Automerken communiceren in hun reclame eerlijker en transparanter over de prijzen dan enkele jaren geleden, zo meldt de FOD Economie aan de vooravond van het Autosalon. Nu wil de overheidsdienst orde op zaken stellen in de markt van de autokredieten.
Nog maar 1 op 10 in de fout
De Economische Inspectie heeft vorig jaar bij een controle van de advertenties van 37 automerken vier processen-verbaal opgesteld tegen invoerders die met hun prijszetting de consumenten misleidden. Bij een soortgelijk onderzoek op het Autosalon van 2014 liepen nog 33 van de 44 gecontroleerde merken tegen de lamp: een hele verbetering in amper twee jaar tijd.
“Vroeger was het een jungle. Elk automerk hanteerde een eigen definitie voor wat een nettoprijs was. Bij het ene zat de recyclagepremie voor de oude wagen erin verrekend, bij het andere niet. Geen enkele consument slaagde erin de prijzen te vergelijken”, zegt Chantal De Pauw, de woordvoerster van de overheidsdienst Economie, in De Tijd.
En dus gingen de FOD Economie en Febiac rond de tafel zitten. Met succes: een jaar na de publicatie van de aanbevelingen in 2014 moesten er bij 49 controles nog maar negen pv’s worden opgesteld (één op vijf). Vorig jaar ging dus nog maar één op tien in de fout. Ook dit jaar vlooien inspecteurs trouwens de advertenties van de automerken grondig uit in de aanloop naar het Autosalon (van 14 tot 22 januari).

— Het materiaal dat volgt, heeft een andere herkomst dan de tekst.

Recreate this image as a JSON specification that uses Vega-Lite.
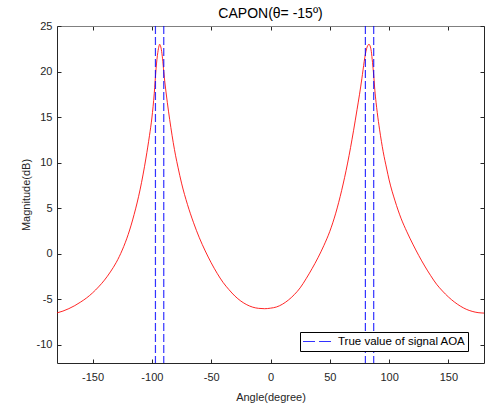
{
  "$schema": "https://vega.github.io/schema/vega-lite/v6.json",
  "width": 427,
  "height": 337,
  "autosize": "none",
  "padding": {"left": 57, "top": 26, "right": 2, "bottom": 45},
  "background": "white",
  "config": {"view": {"stroke": null}, "font": "Liberation Sans"},
  "title": {"text": "CAPON(θ= -15º)", "fontSize": 14, "fontWeight": "normal", "color": "#000000", "offset": -1, "anchor": "middle"},
  "datasets": {
    "curve": [
      {"angle": -180, "db": -6.5}, {"angle": -175, "db": -6.3}, {"angle": -170, "db": -6.03}, {"angle": -165, "db": -5.7},
      {"angle": -160, "db": -5.3}, {"angle": -155, "db": -4.85}, {"angle": -150, "db": -4.3}, {"angle": -145, "db": -3.65},
      {"angle": -140, "db": -2.9}, {"angle": -135, "db": -2.0}, {"angle": -130, "db": -0.95}, {"angle": -125, "db": 0.4},
      {"angle": -120, "db": 2.1}, {"angle": -115, "db": 4.3}, {"angle": -110, "db": 7.0}, {"angle": -105, "db": 10.5},
      {"angle": -102, "db": 13.0}, {"angle": -100, "db": 14.9}, {"angle": -98, "db": 17.6}, {"angle": -96.5, "db": 20.3},
      {"angle": -95, "db": 22.1}, {"angle": -94, "db": 22.8}, {"angle": -93.5, "db": 23.0}, {"angle": -93, "db": 22.9},
      {"angle": -92, "db": 22.4}, {"angle": -91, "db": 21.4}, {"angle": -90, "db": 20.0}, {"angle": -89, "db": 18.75},
      {"angle": -88, "db": 17.65}, {"angle": -86, "db": 15.65}, {"angle": -84, "db": 13.85}, {"angle": -82, "db": 12.2},
      {"angle": -80, "db": 10.75}, {"angle": -78, "db": 9.5}, {"angle": -75, "db": 7.75}, {"angle": -70, "db": 5.4},
      {"angle": -65, "db": 3.45}, {"angle": -60, "db": 1.75}, {"angle": -55, "db": 0.3}, {"angle": -50, "db": -1.0},
      {"angle": -45, "db": -2.15}, {"angle": -40, "db": -3.15}, {"angle": -35, "db": -3.95}, {"angle": -30, "db": -4.65},
      {"angle": -25, "db": -5.2}, {"angle": -20, "db": -5.6}, {"angle": -15, "db": -5.87}, {"angle": -10, "db": -6.0},
      {"angle": -5, "db": -6.04}, {"angle": 0, "db": -5.98}, {"angle": 5, "db": -5.85}, {"angle": 10, "db": -5.55},
      {"angle": 15, "db": -5.1}, {"angle": 20, "db": -4.5}, {"angle": 25, "db": -3.75}, {"angle": 30, "db": -2.75},
      {"angle": 35, "db": -1.65}, {"angle": 40, "db": -0.45}, {"angle": 45, "db": 0.9}, {"angle": 50, "db": 2.45},
      {"angle": 55, "db": 4.45}, {"angle": 60, "db": 6.95}, {"angle": 65, "db": 9.95}, {"angle": 70, "db": 13.5},
      {"angle": 73, "db": 15.85}, {"angle": 75, "db": 17.45}, {"angle": 77, "db": 19.2}, {"angle": 79, "db": 21.1},
      {"angle": 80, "db": 21.9}, {"angle": 81, "db": 22.5}, {"angle": 82, "db": 22.85}, {"angle": 83, "db": 23.0},
      {"angle": 84, "db": 22.8}, {"angle": 85, "db": 22.2}, {"angle": 86, "db": 21.0}, {"angle": 87, "db": 19.6},
      {"angle": 88, "db": 17.9}, {"angle": 89, "db": 16.6}, {"angle": 90, "db": 15.5}, {"angle": 92, "db": 13.6},
      {"angle": 95, "db": 11.2}, {"angle": 98, "db": 9.3}, {"angle": 100, "db": 8.1}, {"angle": 105, "db": 5.8},
      {"angle": 110, "db": 3.9}, {"angle": 115, "db": 2.4}, {"angle": 120, "db": 1.05}, {"angle": 125, "db": -0.2},
      {"angle": 130, "db": -1.35}, {"angle": 135, "db": -2.4}, {"angle": 140, "db": -3.35}, {"angle": 145, "db": -4.1},
      {"angle": 150, "db": -4.75}, {"angle": 155, "db": -5.3}, {"angle": 160, "db": -5.75}, {"angle": 165, "db": -6.1},
      {"angle": 170, "db": -6.33}, {"angle": 175, "db": -6.47}, {"angle": 180, "db": -6.52}
    ],
    "aoa": [
      {"aoa": -97, "series": "True value of signal AOA"},
      {"aoa": -90, "series": "True value of signal AOA"},
      {"aoa": 80, "series": "True value of signal AOA"},
      {"aoa": 87, "series": "True value of signal AOA"}
    ]
  },
  "resolve": {"axis": {"x": "independent", "y": "independent"}},
  "layer": [
    {
      "data": {"name": "curve"},
      "mark": {"type": "line", "color": "#ff0000", "strokeWidth": 1, "opacity": 0.85, "interpolate": "monotone"},
      "encoding": {
        "x": {"field": "angle", "type": "quantitative",
              "scale": {"domain": [-180, 180], "nice": false, "zero": false},
              "axis": {"orient": "bottom", "title": "Angle(degree)", "values": [-150, -100, -50, 0, 50, 100, 150],
                       "labelExpr": "'' + datum.value",
                       "grid": false, "tickSize": -4, "labelPadding": 12, "domainColor": "#262626", "tickColor": "#262626",
                       "labelColor": "#262626", "labelFontSize": 11, "titleFontSize": 11, "titleFontWeight": "normal",
                       "titleColor": "#262626", "titlePadding": 9}},
        "y": {"field": "db", "type": "quantitative",
              "scale": {"domain": [-12, 25], "nice": false, "zero": false},
              "axis": {"orient": "left", "title": "Magnitude(dB)", "values": [-10, -5, 0, 5, 10, 15, 20, 25],
                       "labelExpr": "'' + datum.value",
                       "grid": false, "tickSize": -4, "labelPadding": 9, "domainColor": "#262626", "tickColor": "#262626",
                       "labelColor": "#262626", "labelFontSize": 11, "titleFontSize": 11, "titleFontWeight": "normal",
                       "titleColor": "#262626", "titlePadding": 5}}
      }
    },
    {
      "data": {"name": "aoa"},
      "mark": {"type": "rule", "strokeDash": [8, 3], "strokeWidth": 1.2, "opacity": 0.8},
      "encoding": {
        "x": {"field": "aoa", "type": "quantitative", "scale": {"domain": [-180, 180], "nice": false, "zero": false},
              "axis": {"orient": "top", "labels": false, "title": null, "values": [-150, -100, -50, 0, 50, 100, 150],
                       "grid": false, "tickSize": -4, "domainColor": "#808080", "tickColor": "#262626"}},
        "color": {"field": "series", "type": "nominal", "scale": {"range": ["#0000ff"]},
                  "legend": {"title": null, "orient": "none", "legendX": 243, "legendY": 306,
                             "symbolType": "stroke", "symbolStrokeWidth": 1.2, "symbolDash": [12, 4], "symbolSize": 840,
                             "clipHeight": 15,
                             "labelFontSize": 11.5, "labelColor": "#000000", "strokeColor": "#000000", "fillColor": "white",
                             "padding": 2, "labelOffset": 5}}
      }
    },
    {
      "data": {"name": "curve"},
      "mark": {"type": "point", "opacity": 0},
      "encoding": {
        "x": {"field": "angle", "type": "quantitative", "scale": {"domain": [-180, 180], "nice": false, "zero": false}, "axis": null},
        "y": {"field": "db", "type": "quantitative", "scale": {"domain": [-12, 25], "nice": false, "zero": false},
              "axis": {"orient": "right", "labels": false, "title": null, "values": [-10, -5, 0, 5, 10, 15, 20, 25],
                       "grid": false, "tickSize": -4, "domainColor": "#262626", "tickColor": "#262626"}}
      }
    }
  ]
}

Focus op autokredieten en “private lease”
Eind 2015 vaardigde diezelfde FOD Economie ook nog aanbevelingen uit voor reclame rond consumentenkredieten die de automerken of -verkopers zelf aanbieden (dus niet via de bank). Die legden duidelijke regels op inzake de kosten, de maandelijkse afbetaling, het eventuele voorschot en de voorwaarden om het krediet te krijgen. Vorig jaar werden daarvoor veertien pv’s uitgeschreven en vijf waarschuwingen uitgedeeld.
Dit jaar zal de Inspectie ook bijzondere aandacht hebben voor de nieuwste trend, “private lease”: een formule waarbij de consument eigenlijk zijn auto huurt (naar het voorbeeld van de bedrijfswagens). De Inspectie wil daarbij vooral nagaan of er geen sprake is van een verkapt consumentenkrediet, bijvoorbeeld omdat er na afloop alsnog een koopsom verschuldigd is.